Significative le assenze: l’Onu, il cui futuro va reinventato; la Cina, che pure nell’area ha un peso; l’Unione europea, che paga due anni di stolte divisioni. Assente anche l’Italia, non citata nella lista delle delegazioni pubblicata dalla stampa egiziana. Vent’anni fa eravamo ancora un interlocutore ascoltato in Medio Oriente, ora siamo i volenterosi che si precipitano ad offrire soldati ad una possibile “Forza multinazionale di pace” senza sapere se e con quale mandato sarà schierata.
Rispettando il copione dell’ipocrisia diplomatica tutti i governi mediorientali hanno allisciato l’ego di Trump attribuendo al presidente il merito del cessate il fuoco con lo stesso entusiasmo col quale, nell’ultima assemblea generale dell’Onu, avevano lodato in pubblico il suo intervento torrenziale e poi avevano sghignazzato alle sue spalle.
Ma a tutti è chiaro che Trump non potrà decidere da solo la partita di Gaza e le due questioni cui essa è collegata: se e come l’esercito israeliano si ritirerà dalla Striscia, chi avrà sovranità in futuro su quel territorio. Nelle prossime giornate gli israeliani dovrebbero attestarsi nella metà settentrionale della Striscia, così da liberare aree che attualmente occupano e dare modo ad Hamas di recuperare le salme degli ostaggi uccisi dai bombardamenti o scannati dai carcerieri nell’approssimarsi dei soldati. Ma non c’è accordo sulle tappe di ritiri ulteriori.

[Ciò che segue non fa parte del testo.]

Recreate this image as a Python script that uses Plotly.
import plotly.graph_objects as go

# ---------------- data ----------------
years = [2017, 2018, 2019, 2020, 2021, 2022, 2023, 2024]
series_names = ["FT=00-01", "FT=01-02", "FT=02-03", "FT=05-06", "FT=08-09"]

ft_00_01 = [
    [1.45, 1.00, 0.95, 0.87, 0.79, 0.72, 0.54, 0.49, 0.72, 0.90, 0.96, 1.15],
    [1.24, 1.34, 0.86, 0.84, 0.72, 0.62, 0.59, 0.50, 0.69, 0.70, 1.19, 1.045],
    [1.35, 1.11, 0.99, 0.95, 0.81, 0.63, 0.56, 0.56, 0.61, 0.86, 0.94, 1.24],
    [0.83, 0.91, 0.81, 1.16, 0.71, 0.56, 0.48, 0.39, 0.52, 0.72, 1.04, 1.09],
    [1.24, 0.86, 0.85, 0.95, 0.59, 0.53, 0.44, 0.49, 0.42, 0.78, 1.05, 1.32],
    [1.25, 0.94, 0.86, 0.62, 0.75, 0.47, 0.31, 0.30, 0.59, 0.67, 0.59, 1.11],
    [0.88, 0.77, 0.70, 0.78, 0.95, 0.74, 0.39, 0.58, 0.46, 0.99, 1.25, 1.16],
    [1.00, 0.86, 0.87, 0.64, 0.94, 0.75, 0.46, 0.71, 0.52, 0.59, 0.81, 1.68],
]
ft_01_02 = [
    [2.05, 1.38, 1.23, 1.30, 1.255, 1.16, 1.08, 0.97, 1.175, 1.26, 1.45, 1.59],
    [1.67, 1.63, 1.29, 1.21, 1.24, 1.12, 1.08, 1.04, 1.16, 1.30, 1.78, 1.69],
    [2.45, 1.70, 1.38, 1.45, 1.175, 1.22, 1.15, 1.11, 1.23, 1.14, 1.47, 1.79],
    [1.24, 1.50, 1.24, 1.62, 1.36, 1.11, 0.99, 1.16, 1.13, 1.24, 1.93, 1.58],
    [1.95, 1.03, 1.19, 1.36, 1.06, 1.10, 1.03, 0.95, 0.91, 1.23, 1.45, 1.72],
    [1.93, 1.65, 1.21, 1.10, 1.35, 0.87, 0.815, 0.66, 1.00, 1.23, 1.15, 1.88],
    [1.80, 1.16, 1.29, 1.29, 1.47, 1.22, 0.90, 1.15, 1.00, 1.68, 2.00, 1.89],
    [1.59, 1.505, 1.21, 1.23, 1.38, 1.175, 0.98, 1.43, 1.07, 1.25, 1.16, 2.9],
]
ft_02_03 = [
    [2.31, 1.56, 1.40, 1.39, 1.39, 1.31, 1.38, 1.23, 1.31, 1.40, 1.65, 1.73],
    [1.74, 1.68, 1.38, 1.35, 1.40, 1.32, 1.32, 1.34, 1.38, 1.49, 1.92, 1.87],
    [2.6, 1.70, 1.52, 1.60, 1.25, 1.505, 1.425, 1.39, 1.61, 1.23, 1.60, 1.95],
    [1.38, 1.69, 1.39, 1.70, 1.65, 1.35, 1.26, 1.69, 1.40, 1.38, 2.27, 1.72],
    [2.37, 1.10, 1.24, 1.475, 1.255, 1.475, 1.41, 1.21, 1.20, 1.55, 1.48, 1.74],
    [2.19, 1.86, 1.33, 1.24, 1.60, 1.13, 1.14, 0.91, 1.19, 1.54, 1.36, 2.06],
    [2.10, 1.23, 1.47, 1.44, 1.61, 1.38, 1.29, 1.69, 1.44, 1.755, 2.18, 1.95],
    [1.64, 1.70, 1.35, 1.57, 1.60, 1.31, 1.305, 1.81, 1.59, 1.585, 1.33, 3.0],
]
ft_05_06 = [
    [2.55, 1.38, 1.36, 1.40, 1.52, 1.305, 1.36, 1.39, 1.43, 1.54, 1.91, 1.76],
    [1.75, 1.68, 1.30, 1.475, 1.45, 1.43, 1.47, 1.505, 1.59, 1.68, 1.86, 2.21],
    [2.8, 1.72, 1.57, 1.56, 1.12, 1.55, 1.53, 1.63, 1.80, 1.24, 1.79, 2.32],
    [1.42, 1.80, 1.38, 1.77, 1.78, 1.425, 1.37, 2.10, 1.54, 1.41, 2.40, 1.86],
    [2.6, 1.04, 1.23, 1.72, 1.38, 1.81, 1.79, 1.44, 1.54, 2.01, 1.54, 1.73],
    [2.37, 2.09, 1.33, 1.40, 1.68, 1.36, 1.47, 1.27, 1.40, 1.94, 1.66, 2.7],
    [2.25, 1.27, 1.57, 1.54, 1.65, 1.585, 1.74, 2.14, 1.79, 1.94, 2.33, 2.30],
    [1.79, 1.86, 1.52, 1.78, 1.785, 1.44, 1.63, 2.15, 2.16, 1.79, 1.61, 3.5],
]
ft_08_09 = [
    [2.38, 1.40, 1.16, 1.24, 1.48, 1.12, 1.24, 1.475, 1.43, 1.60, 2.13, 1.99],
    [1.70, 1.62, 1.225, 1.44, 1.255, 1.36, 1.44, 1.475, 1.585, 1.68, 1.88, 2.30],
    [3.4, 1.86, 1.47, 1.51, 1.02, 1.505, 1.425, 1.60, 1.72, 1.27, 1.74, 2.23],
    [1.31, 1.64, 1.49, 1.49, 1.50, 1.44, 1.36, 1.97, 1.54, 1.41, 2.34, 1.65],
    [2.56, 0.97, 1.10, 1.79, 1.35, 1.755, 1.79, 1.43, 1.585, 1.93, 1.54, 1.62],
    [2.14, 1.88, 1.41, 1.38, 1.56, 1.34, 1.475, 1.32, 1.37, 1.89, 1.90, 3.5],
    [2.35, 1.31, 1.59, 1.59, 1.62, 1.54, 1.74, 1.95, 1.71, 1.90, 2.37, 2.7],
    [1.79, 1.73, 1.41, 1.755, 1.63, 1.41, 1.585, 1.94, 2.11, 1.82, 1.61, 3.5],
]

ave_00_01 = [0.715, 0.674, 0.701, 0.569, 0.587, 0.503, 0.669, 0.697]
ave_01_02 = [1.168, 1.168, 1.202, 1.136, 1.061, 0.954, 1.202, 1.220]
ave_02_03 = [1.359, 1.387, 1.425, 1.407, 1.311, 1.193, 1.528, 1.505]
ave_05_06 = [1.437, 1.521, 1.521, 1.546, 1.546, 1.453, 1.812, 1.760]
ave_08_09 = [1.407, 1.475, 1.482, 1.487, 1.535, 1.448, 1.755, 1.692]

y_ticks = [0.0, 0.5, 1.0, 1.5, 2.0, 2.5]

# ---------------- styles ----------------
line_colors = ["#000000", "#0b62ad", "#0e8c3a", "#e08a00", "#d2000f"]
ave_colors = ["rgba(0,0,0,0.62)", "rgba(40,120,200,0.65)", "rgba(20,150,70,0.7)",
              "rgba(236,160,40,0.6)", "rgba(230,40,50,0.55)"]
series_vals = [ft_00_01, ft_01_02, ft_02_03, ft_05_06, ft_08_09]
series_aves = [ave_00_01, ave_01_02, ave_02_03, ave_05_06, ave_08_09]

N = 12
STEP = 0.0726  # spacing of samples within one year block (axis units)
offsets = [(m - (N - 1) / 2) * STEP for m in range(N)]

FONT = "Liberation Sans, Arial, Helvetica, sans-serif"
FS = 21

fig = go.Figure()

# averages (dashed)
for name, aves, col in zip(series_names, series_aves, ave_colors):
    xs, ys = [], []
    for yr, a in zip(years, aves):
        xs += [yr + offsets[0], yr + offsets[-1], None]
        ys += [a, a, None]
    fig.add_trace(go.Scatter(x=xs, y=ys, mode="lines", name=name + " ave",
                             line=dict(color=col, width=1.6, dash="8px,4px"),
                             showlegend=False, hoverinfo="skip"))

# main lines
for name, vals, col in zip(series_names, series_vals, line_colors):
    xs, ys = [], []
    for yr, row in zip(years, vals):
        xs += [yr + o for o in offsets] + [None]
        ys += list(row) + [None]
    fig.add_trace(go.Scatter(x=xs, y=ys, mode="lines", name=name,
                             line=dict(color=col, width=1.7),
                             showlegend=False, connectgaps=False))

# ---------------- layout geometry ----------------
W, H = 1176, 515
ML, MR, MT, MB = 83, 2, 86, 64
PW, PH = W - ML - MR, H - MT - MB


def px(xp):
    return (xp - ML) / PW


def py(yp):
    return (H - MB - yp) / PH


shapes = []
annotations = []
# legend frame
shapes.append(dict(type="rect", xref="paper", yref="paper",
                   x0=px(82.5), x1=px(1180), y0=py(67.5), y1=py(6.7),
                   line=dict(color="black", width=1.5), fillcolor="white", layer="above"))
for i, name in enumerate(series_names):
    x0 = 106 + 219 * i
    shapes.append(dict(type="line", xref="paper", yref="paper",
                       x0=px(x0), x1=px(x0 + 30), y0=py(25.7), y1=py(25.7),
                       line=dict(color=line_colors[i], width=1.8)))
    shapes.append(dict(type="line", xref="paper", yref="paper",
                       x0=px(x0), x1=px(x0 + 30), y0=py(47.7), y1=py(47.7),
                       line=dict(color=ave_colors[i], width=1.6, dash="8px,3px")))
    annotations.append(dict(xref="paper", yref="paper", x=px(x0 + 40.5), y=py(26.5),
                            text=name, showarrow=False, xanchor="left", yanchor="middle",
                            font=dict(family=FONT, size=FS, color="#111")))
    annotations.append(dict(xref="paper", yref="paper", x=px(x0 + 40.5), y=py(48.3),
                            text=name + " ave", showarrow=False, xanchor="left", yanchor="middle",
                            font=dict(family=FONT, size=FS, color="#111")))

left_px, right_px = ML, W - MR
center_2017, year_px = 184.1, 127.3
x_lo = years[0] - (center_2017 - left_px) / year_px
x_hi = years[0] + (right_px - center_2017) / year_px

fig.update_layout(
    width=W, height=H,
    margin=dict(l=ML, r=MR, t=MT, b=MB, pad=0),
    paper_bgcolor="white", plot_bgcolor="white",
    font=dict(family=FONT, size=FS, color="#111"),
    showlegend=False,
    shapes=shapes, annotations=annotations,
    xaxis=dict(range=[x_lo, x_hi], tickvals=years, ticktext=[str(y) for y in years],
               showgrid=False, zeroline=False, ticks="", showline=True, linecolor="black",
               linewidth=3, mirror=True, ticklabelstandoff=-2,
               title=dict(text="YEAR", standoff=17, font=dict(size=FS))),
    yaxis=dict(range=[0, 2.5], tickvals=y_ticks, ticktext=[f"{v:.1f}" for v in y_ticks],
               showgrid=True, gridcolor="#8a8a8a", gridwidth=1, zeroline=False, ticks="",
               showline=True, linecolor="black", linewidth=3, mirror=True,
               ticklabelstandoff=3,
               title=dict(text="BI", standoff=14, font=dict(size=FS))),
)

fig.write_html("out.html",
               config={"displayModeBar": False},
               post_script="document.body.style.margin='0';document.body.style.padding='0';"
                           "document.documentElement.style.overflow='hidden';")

Soprattutto se nascessero contrasti sul disarmo di Hamas, condizione al momento vaga (quali armi andranno consegnate? A chi?), il governo Netanyahu potrebbe rifiutarsi di abbandonare la Striscia. Mancando un accordo di pace. In quel caso, non comincerebbe la ricostruzione delle città distrutte e tanti palestinesi accampati tra le rovine sarebbero sospinti verso l’esilio. La destra israeliana coglierebbe il risultato che si era prefissa: tenersi parte della Striscia, spopolarla con una pulizia etnica per così dire “volontaria” e sventare la possibilità che una Gaza liberata (dagli israeliani e da Hamas) diventi il nucleo di una Palestina indipendente, inclusiva di parte del West Bank. Se questa consecuzione di manovre non riuscisse, il governo israeliano mancherebbe l’obiettivo cui ha sacrificato le vite di oltre mille soldati: impedire la nascita della Palestina.

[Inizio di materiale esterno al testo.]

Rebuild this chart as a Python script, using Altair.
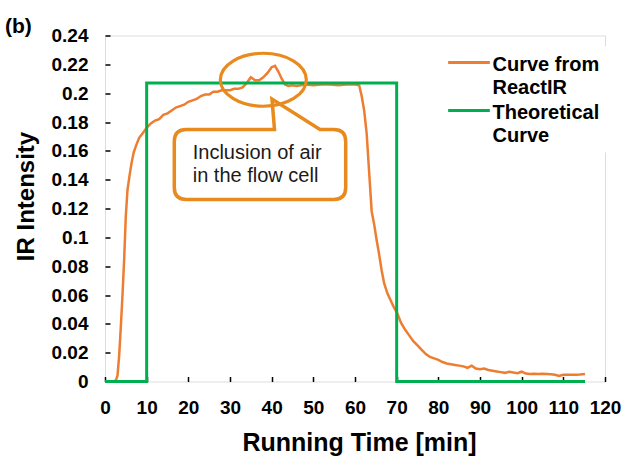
import altair as alt
import pandas as pd

# ---------------- data ----------------
series_names = ["Curve from ReactIR", "Theoretical Curve"]

react_t = [2.0, 2.6, 3.0, 3.4, 3.8, 4.2, 4.6, 5.0, 5.4, 5.9, 6.4, 6.9, 7.5, 8.2, 9.0,
           10.0, 11.0, 12.0, 13.0, 14.0, 15.0, 16.0, 17.0, 18.0, 19.0, 20.0, 21.0, 22.0,
           23.0, 24.0, 25.0, 26.0, 27.0, 28.0, 29.0, 30.0, 31.0, 32.0, 33.0, 34.0, 35.0,
           36.0, 37.0, 38.0, 39.0, 40.0, 40.8, 41.6, 42.4, 43.2, 44.0, 45.0, 46.0, 47.0,
           48.0, 50.0, 52.0, 54.0, 56.0, 58.0, 60.0, 61.0, 61.6, 62.2, 62.8, 63.4, 64.0,
           64.6, 65.2, 65.8, 66.4, 67.0, 67.8, 68.6, 69.4, 70.2, 71.0, 72.0, 73.0, 74.0,
           75.0, 76.0, 77.0, 78.0, 79.0, 80.0, 81.0, 82.0, 83.0, 84.0, 85.0, 86.0, 87.0,
           88.0, 89.0, 90.0, 91.0, 92.0, 93.0, 94.0, 95.0, 96.0, 97.0, 98.0, 99.0, 100.0,
           101.0, 102.0, 103.0, 104.0, 105.0, 106.0, 107.0, 108.0, 109.0, 110.0, 111.0,
           112.0, 113.0, 114.0, 115.2]
react_v = [0.0, 0.0008, 0.004, 0.018, 0.038, 0.06, 0.085, 0.115, 0.133, 0.143, 0.152,
           0.159, 0.164, 0.169, 0.172, 0.176, 0.179, 0.181, 0.182, 0.185, 0.186, 0.188,
           0.190, 0.191, 0.192, 0.194, 0.195, 0.196, 0.198, 0.199, 0.199, 0.201, 0.201,
           0.202, 0.202, 0.202, 0.203, 0.203, 0.204, 0.207, 0.211, 0.209, 0.209, 0.211,
           0.214, 0.218, 0.219, 0.215, 0.210, 0.206, 0.205, 0.2055, 0.205, 0.2055, 0.206,
           0.2055, 0.206, 0.206, 0.2055, 0.206, 0.206, 0.2055, 0.198, 0.188, 0.172, 0.145,
           0.118, 0.109, 0.098, 0.088, 0.077, 0.068, 0.061, 0.056, 0.051, 0.047, 0.041,
           0.036, 0.032, 0.028, 0.025, 0.022, 0.019, 0.017, 0.016, 0.015, 0.0135, 0.0125,
           0.012, 0.0115, 0.011, 0.0105, 0.0095, 0.011, 0.009, 0.0085, 0.009, 0.008,
           0.0075, 0.007, 0.0065, 0.006, 0.0068, 0.0062, 0.0058, 0.0068, 0.0055, 0.0052,
           0.0053, 0.0052, 0.0053, 0.0052, 0.005, 0.0047, 0.0038, 0.0046, 0.0047, 0.0047,
           0.0046, 0.0048, 0.0052]

theo_t = [0, 10, 10, 70, 70, 115.2]
theo_v = [0, 0, 0.207, 0.207, 0, 0]

x_ticks = [0, 10, 20, 30, 40, 50, 60, 70, 80, 90, 100, 110, 120]
y_ticks = [0, 0.02, 0.04, 0.06, 0.08, 0.1, 0.12, 0.14, 0.16, 0.18, 0.2, 0.22, 0.24]

annot_label = "Inclusion of air\nin the flow cell"
annot_text_pos = (21.05, 0.1543)      # data coords of text start
ellipse_pos = (38.0, 0.2093)          # circled region
callout_pos = (37.2, 0.1505)          # callout box centre

# ---------------- styling ----------------
ORANGE = "#ED7D31"
ORANGE_ANN = "#E98A1E"
GREEN = "#00B050"
FONT = "Liberation Sans"

rows = []
for i, (t, v) in enumerate(zip(react_t, react_v)):
    rows.append({"series": series_names[0], "t": t, "v": v, "idx": i})
for i, (t, v) in enumerate(zip(theo_t, theo_v)):
    rows.append({"series": series_names[1], "t": t, "v": v, "idx": i})
df = pd.DataFrame(rows)

x_enc = alt.X("t:Q",
              scale=alt.Scale(domain=[0, 120], nice=False, zero=False),
              axis=alt.Axis(values=x_ticks, title="Running Time [min]", offset=-5,
                            tickSize=5, tickWidth=1.5, tickColor="black", domain=False,
                            grid=False, labelPadding=17, labelFontSize=19,
                            labelFontWeight="bold", labelColor="black", labelFont=FONT,
                            labelFlush=False, labelOverlap=False,
                            titleFontSize=25, titleFontWeight="bold", titleFont=FONT,
                            titleColor="black", titleBaseline="alphabetic",
                            titleY=74, titleX=254))
y_enc = alt.Y("v:Q",
              scale=alt.Scale(domain=[0, 0.24], nice=False, zero=False),
              axis=alt.Axis(values=y_ticks, format="~g", title="IR Intensity", offset=-5,
                            tickSize=5, tickWidth=1.5, tickColor="black", domain=False,
                            grid=False, labelPadding=17, labelFontSize=19,
                            labelFontWeight="bold", labelColor="black", labelFont=FONT,
                            labelFlush=False, labelOverlap=False,
                            titleFontSize=24, titleFontWeight="bold", titleFont=FONT,
                            titleColor="black", titleBaseline="alphabetic",
                            titleX=-77, titleY=160.5, titleAngle=270))

legend = alt.Legend(title=None, orient="none", legendX=346, legendY=11,
                    labelExpr="[slice(datum.label, 0, lastindexof(datum.label, ' ')), "
                              "slice(datum.label, lastindexof(datum.label, ' ') + 1)]",
                    symbolType="M-2,-0.19L2,-0.19", symbolSize=435, symbolStrokeWidth=3,
                    labelFontSize=20, labelFontWeight="bold", labelFont=FONT,
                    labelColor="black", labelOffset=11.5, labelLimit=300,
                    labelBaseline="middle", fillColor="white", padding=6,
                    rowPadding=2)

color_enc = alt.Color("series:N", scale=alt.Scale(domain=series_names, range=[ORANGE, GREEN]),
                      legend=legend)

react_line = alt.Chart(df).transform_filter(
    alt.datum.series == series_names[0]
).mark_line(strokeWidth=2.5).encode(
    x=x_enc, y=y_enc, color=color_enc, order=alt.Order("idx:Q"))

theo_line = alt.Chart(df).transform_filter(
    alt.datum.series == series_names[1]
).mark_line(strokeWidth=3).encode(
    x=x_enc, y=y_enc, color=color_enc, order=alt.Order("idx:Q"))

# ellipse around the spike (custom symbol path, size=4 -> 1 unit = 1 px)
ellipse_path = ("M-43,0 C-43,-14.6 -23.7,-26.5 0,-26.5 C23.7,-26.5 43,-14.6 43,0 "
                "C43,14.6 23.7,26.5 0,26.5 C-23.7,26.5 -43,14.6 -43,0 Z")
ell_df = pd.DataFrame({"t": [ellipse_pos[0]], "v": [ellipse_pos[1]]})
ellipse = alt.Chart(ell_df).mark_point(
    shape=ellipse_path, size=4, filled=False, stroke=ORANGE_ANN, strokeWidth=3.2,
    opacity=1, strokeOpacity=1
).encode(x=x_enc, y=y_enc)

callout_path = ("M-73.7,-35 L14.5,-35 L12,-65.5 L60,-35 L73.7,-35 Q85.7,-35 85.7,-23 "
                "L85.7,23 Q85.7,35 73.7,35 L-73.7,35 Q-85.7,35 -85.7,23 L-85.7,-23 "
                "Q-85.7,-35 -73.7,-35 Z")
call_df = pd.DataFrame({"t": [callout_pos[0]], "v": [callout_pos[1]]})
callout = alt.Chart(call_df).mark_point(
    shape=callout_path, size=4, filled=True, fill="white", stroke=ORANGE_ANN,
    strokeWidth=3.5, opacity=1, fillOpacity=1, strokeOpacity=1, strokeJoin="miter"
).encode(x=x_enc, y=y_enc)

txt_df = pd.DataFrame({"t": [annot_text_pos[0]], "v": [annot_text_pos[1]],
                       "label": [annot_label]})
annot_text = alt.Chart(txt_df).mark_text(
    align="left", baseline="alphabetic", fontSize=20, font=FONT, color="#1a1a1a",
    lineBreak="\n", lineHeight=22.7
).encode(x=x_enc, y=y_enc, text="label:N")

chart = alt.layer(react_line, theo_line, callout, ellipse, annot_text).properties(
    width=500, height=346,
    title=alt.TitleParams("(b)", anchor="start", frame="group", fontSize=21,
                          fontWeight="bold", font=FONT, color="black", dx=-100, dy=27,
                          offset=0, baseline="alphabetic"),
    autosize=alt.AutoSizeParams(type="none"),
    padding={"left": 105, "top": 35.5, "right": 21, "bottom": 75.5},
).configure_view(stroke="black", strokeWidth=1.5).configure(
    style={"guide-label": {"lineHeight": 23.3}}
)

chart.save("out.html", embed_options={"renderer": "svg", "actions": False})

Di sicuro un conflitto combattuto non più con le armi ma con la diplomazia priva Israele del suo vantaggio strategico. Tanto più perché l’atmosfera sta cambiando anche negli Stati Uniti, dove influenti opinionmaker della destra americana, come Tucker Carlson o Elon Musk, si chiedono perché mai Washington dovrebbe continuare a sostenere un alleato che ora raccontano come sleale e prepotente, Israele.

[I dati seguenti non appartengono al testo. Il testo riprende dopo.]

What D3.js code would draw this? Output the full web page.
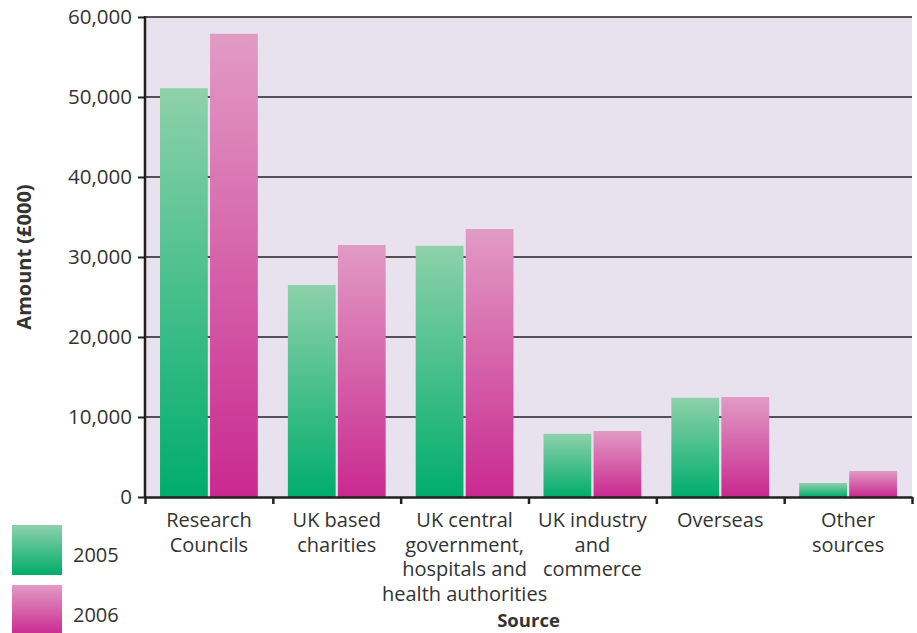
<!DOCTYPE html>
<html lang="en">
<head>
    <meta charset="UTF-8">
    <title>Amount by source</title>
    <script src="https://cdn.jsdelivr.net/npm/d3@7/dist/d3.min.js"></script>
    <style>
        body{margin: 0; background: #fff}
        svg text{font-family: "Open Sans", "Noto Sans", sans-serif; fill: #333}
    </style>
</head>
<body>
    <svg></svg>
    <script>
        var categories = [
            ['Research', 'Councils'],
            ['UK based', 'charities'],
            ['UK central', 'government,', 'hospitals and', 'health authorities'],
            ['UK industry', 'and', 'commerce'],
            ['Overseas'],
            ['Other', 'sources']
        ]
        var years = ['2005', '2006']
        var values2005 = [51100, 26500, 31400, 7900, 12400, 1750]
        var values2006 = [57900, 31500, 33500, 8250, 12500, 3250]
        var yTicks = [0, 10000, 20000, 30000, 40000, 50000, 60000]

        var width = 917, height = 633
        var margin = {left: 145, right: 5, top: 17, bottom: 136}
        var chartWidth = width - margin.left - margin.right
        var chartHeight = height - margin.top - margin.bottom

        var svg = d3.select('svg')
            .attr('width', width)
            .attr('height', height)

        // gradients, one per series, fitted to each bar
        var colors = {
            '2005': ['#8ed1ab', '#00ad6b'],
            '2006': ['#e29bc5', '#c9298f']
        }
        var defs = svg.append('defs')
        years.forEach(y => {
            var g = defs.append('linearGradient')
                .attr('id', 'grad' + y)
                .attr('x1', 0).attr('y1', 0).attr('x2', 0).attr('y2', 1)
            g.append('stop').attr('offset', '0%').attr('stop-color', colors[y][0])
            g.append('stop').attr('offset', '100%').attr('stop-color', colors[y][1])
        })

        var x = d3.scaleBand()
            .domain(d3.range(categories.length))
            .range([0, chartWidth])
            .paddingInner(0.235)
            .paddingOuter(0.1175)
        var xSub = d3.scaleBand()
            .domain(years)
            .range([0, x.bandwidth()])
            .paddingInner(0.045)
        var y = d3.scaleLinear()
            .domain([0, 60000])
            .range([chartHeight, 0])

        var chart = svg.append('g')
            .attr('transform', `translate(${margin.left}, ${margin.top})`)

        // plot background
        chart.append('rect')
            .attr('width', chartWidth)
            .attr('height', chartHeight)
            .attr('fill', '#e8e2ef')

        // gridlines
        chart.append('g')
            .selectAll('line')
            .data(yTicks.filter(d => d > 0))
            .enter()
            .append('line')
            .attr('x1', 0)
            .attr('x2', chartWidth)
            .attr('y1', d => y(d))
            .attr('y2', d => y(d))
            .attr('stroke', '#231f20')
            .attr('stroke-width', 1.4)

        // bars
        var rows = categories.map((c, i) => ({i: i, vals: [values2005[i], values2006[i]]}))
        var groups = chart.selectAll('.group')
            .data(rows)
            .enter()
            .append('g')
            .attr('class', 'group')
            .attr('transform', d => `translate(${x(d.i)}, 0)`)
        groups.selectAll('rect')
            .data(d => d.vals.map((v, k) => ({year: years[k], value: v})))
            .enter()
            .append('rect')
            .attr('x', d => xSub(d.year))
            .attr('width', xSub.bandwidth())
            .attr('y', d => y(d.value))
            .attr('height', d => chartHeight - y(d.value))
            .attr('fill', d => `url(#grad${d.year})`)

        // y axis
        var yAxis = d3.axisLeft(y)
            .tickValues(yTicks)
            .tickFormat(d3.format(','))
            .tickSize(7)
            .tickPadding(6)
        var yg = chart.append('g').call(yAxis)
        yg.select('.domain').remove()
        yg.selectAll('.tick line').attr('stroke', '#231f20').attr('stroke-width', 2)
        yg.selectAll('.tick text').style('font-size', '20.5px').attr('fill', '#333')
        chart.append('line')
            .attr('x1', 0).attr('x2', 0)
            .attr('y1', -1).attr('y2', chartHeight + 1)
            .attr('stroke', '#231f20')
            .attr('stroke-width', 2.5)

        // x axis with ticks on band edges
        var xEdge = d3.scaleLinear().domain([0, categories.length]).range([0, chartWidth])
        var xAxis = d3.axisBottom(xEdge)
            .ticks(categories.length)
            .tickFormat('')
            .tickSizeInner(7)
            .tickSizeOuter(0)
        var xg = chart.append('g')
            .attr('transform', `translate(0, ${chartHeight})`)
            .call(xAxis)
        xg.select('.domain').attr('stroke', '#231f20').attr('stroke-width', 2.5)
        xg.selectAll('.tick line').attr('stroke', '#231f20').attr('stroke-width', 2.5)

        // category labels
        var labels = chart.append('g')
            .selectAll('text')
            .data(categories)
            .enter()
            .append('text')
            .attr('text-anchor', 'middle')
            .attr('x', (d, i) => x(i) + x.bandwidth() / 2)
            .attr('y', chartHeight + 30)
            .style('font-size', '20px')
        labels.selectAll('tspan')
            .data(d => d)
            .enter()
            .append('tspan')
            .attr('x', function() { return this.parentNode.getAttribute('x') })
            .attr('dy', (d, i) => i === 0 ? 0 : 24.5)
            .text(d => d)

        // axis titles
        svg.append('text')
            .attr('x', margin.left + chartWidth / 2)
            .attr('y', 627)
            .attr('text-anchor', 'middle')
            .style('font-size', '18.5px')
            .style('font-weight', 'bold')
            .text('Source')
        svg.append('text')
            .attr('transform', `translate(31, ${margin.top + chartHeight / 2}) rotate(-90)`)
            .attr('text-anchor', 'middle')
            .style('font-size', '20px')
            .style('font-weight', 'bold')
            .text('Amount (£000)')

        // legend
        var legend = svg.append('g')
            .selectAll('g')
            .data(years)
            .enter()
            .append('g')
            .attr('transform', (d, i) => `translate(12, ${525 + i * 60})`)
        legend.append('rect')
            .attr('width', 50)
            .attr('height', 50)
            .attr('fill', d => `url(#grad${d})`)
        legend.append('text')
            .attr('x', 61)
            .attr('y', 37)
            .style('font-size', '20px')
            .text(d => d)
    </script>
</body>
</html>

Inoltre e soprattutto: non solo Israele ha perso definitivamente il monopolio della verità, ma i tormenti inflitti ai palestinesi, documentati da filmati nel web e non più invisibili, hanno reso l’umanità di una popolazione, i palestinesi, che finora non entrava nell’orizzonte delle opinioni pubbliche occidentali se non nei panni del terrorista.
Questo lato "emozionale” del conflitto spesso è ignorato, eppure il cammino verso la pace diventerà possibile solo quando palestinesi e israeliani riusciranno a provare empatia per le sofferenze dell’Altro. Forse è meno difficile di quanto si ricavi dall’astio non negoziabile tra i loro vertici politici.